And the more efficient layout for B would be Foo.
It seems
struct B : public A
{
/* some things */
};
is actually implemented as
struct B
{
A some_name;
/* some things */
};
which is less efficient than "inlining" the members of A, simply
because the non-used space of A induced by its alignment can't be
reused.
struct B
{
/* the members of A */
/* some things */
};
has the same capabilities and is more efficient.
You can still cast a B* to an A* safely.
It is kinda weird, since I've usually seen inheritance-like tricks in
C being implemented like this.
> About the only case I'd expect B and Foo to have the same size
> is if the compiler ignored alignment restrictions.
There is no need to ignore any alignement restriction for that to
happen.
> > > Why, in the following code, is sizeof(Foo) different from sizeof(B) ?
> > The real question is why you expect them to be the same.
> Because I would expect my compiler to make the more efficient
> layout for Foo, considering both space and alignment
> requirements.
It makes the most efficient layout it can, considering both
space and alignment.
> And the more efficient layout for B would be Foo.
> It seems
> struct B : public A
> {
> /* some things */
> };
> is actually implemented as
> struct B
> {
> A some_name;
> /* some things */
> };
Of course it is. Nothing else works.
> which is less efficient than "inlining" the members of A, simply
> because the non-used space of A induced by its alignment can't be
> reused.
If you don't require the code to work, then you can optimize a
lot of things.
The standard already has a few exceptions where code is not
required to work: the empty base class optimization, and the
eliding of copy constructors. You're arguing for it to add
more.
Your A was a POD. Consider what happens when you memcpy into
it. Even if it wasn't, consider what happens when you copy it,
while initializing the elements of B differently.
A compiler can optimize for speed or for space. Optimized for
space, on an Intel, the size of Foo and the size of B would be
the same. And the size of A would be 5. Optimize for speed,
and you need to respect alignment. Most compilers today
optimize for speed, at least by default.
> struct B
> {
> /* the members of A */
> /* some things */
> };
> has the same capabilities and is more efficient.
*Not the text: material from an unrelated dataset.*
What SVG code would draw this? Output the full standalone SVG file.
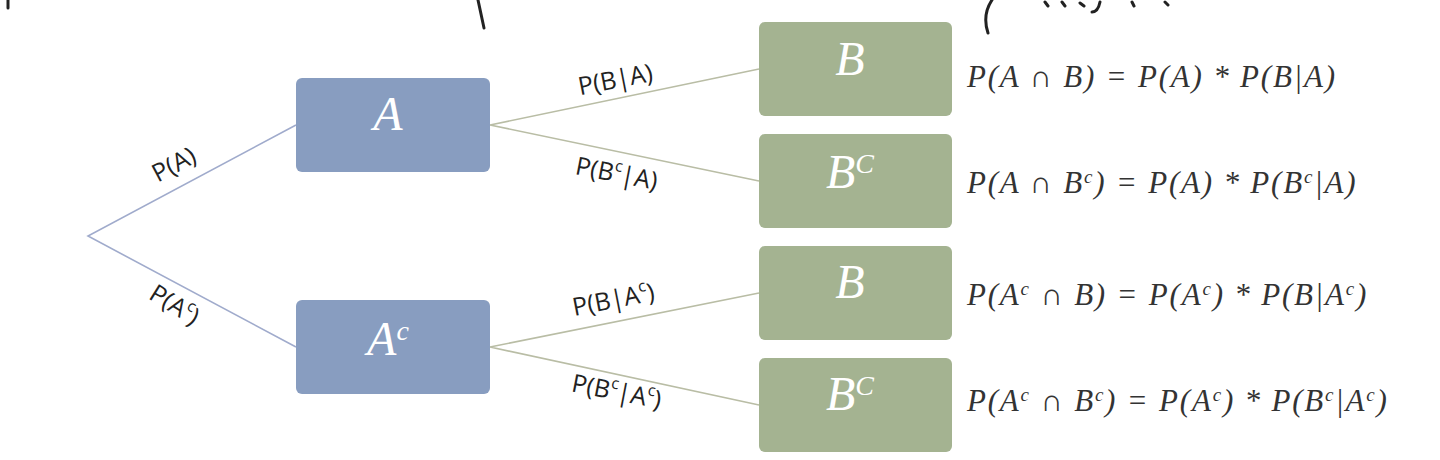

> You can still cast a B* to an A* safely.
But you can't use the A* safely. For example:
static A someA ;
B someB ;
*static_cast< A* >( &someB ) = someA ;
--
James Kanze (GABI Software) email:james...@gmail.com
Conseils en informatique orientée objet/
Beratung in objektorientierter Datenverarbeitung
9 place Sémard, 78210 St.-Cyr-l'École, France, +33 (0)1 30 23 00 34
--
Not if you memcpy onto the A* (and you can do that because A is
POD).
In fact, even if you make A non-POD by adding a constructor, the
compiler internally might choose to implement the assignment operator
for A with an instruction that does "copy 64 bits", which would still
clobber the members of B if they were packed into the "unused" space
of A.
I think that if A is non-POD then B /may/ be layed out as Foo. Of
course, it doesn't have to be, and doing so might break the code of
people who assume that their base code is "almost POD". (*You* may
not care about such code, but compiler writers have to balance the
competing demands of making portable code more efficient and not
breaking non-portable code.)
>
> It is kinda weird, since I've usually seen inheritance-like tricks in
> C being implemented like this.
>
> > About the only case I'd expect B and Foo to have the same size
> > is if the compiler ignored alignment restrictions.
>
> There is no need to ignore any alignement restriction for that to
> happen.
Agreed.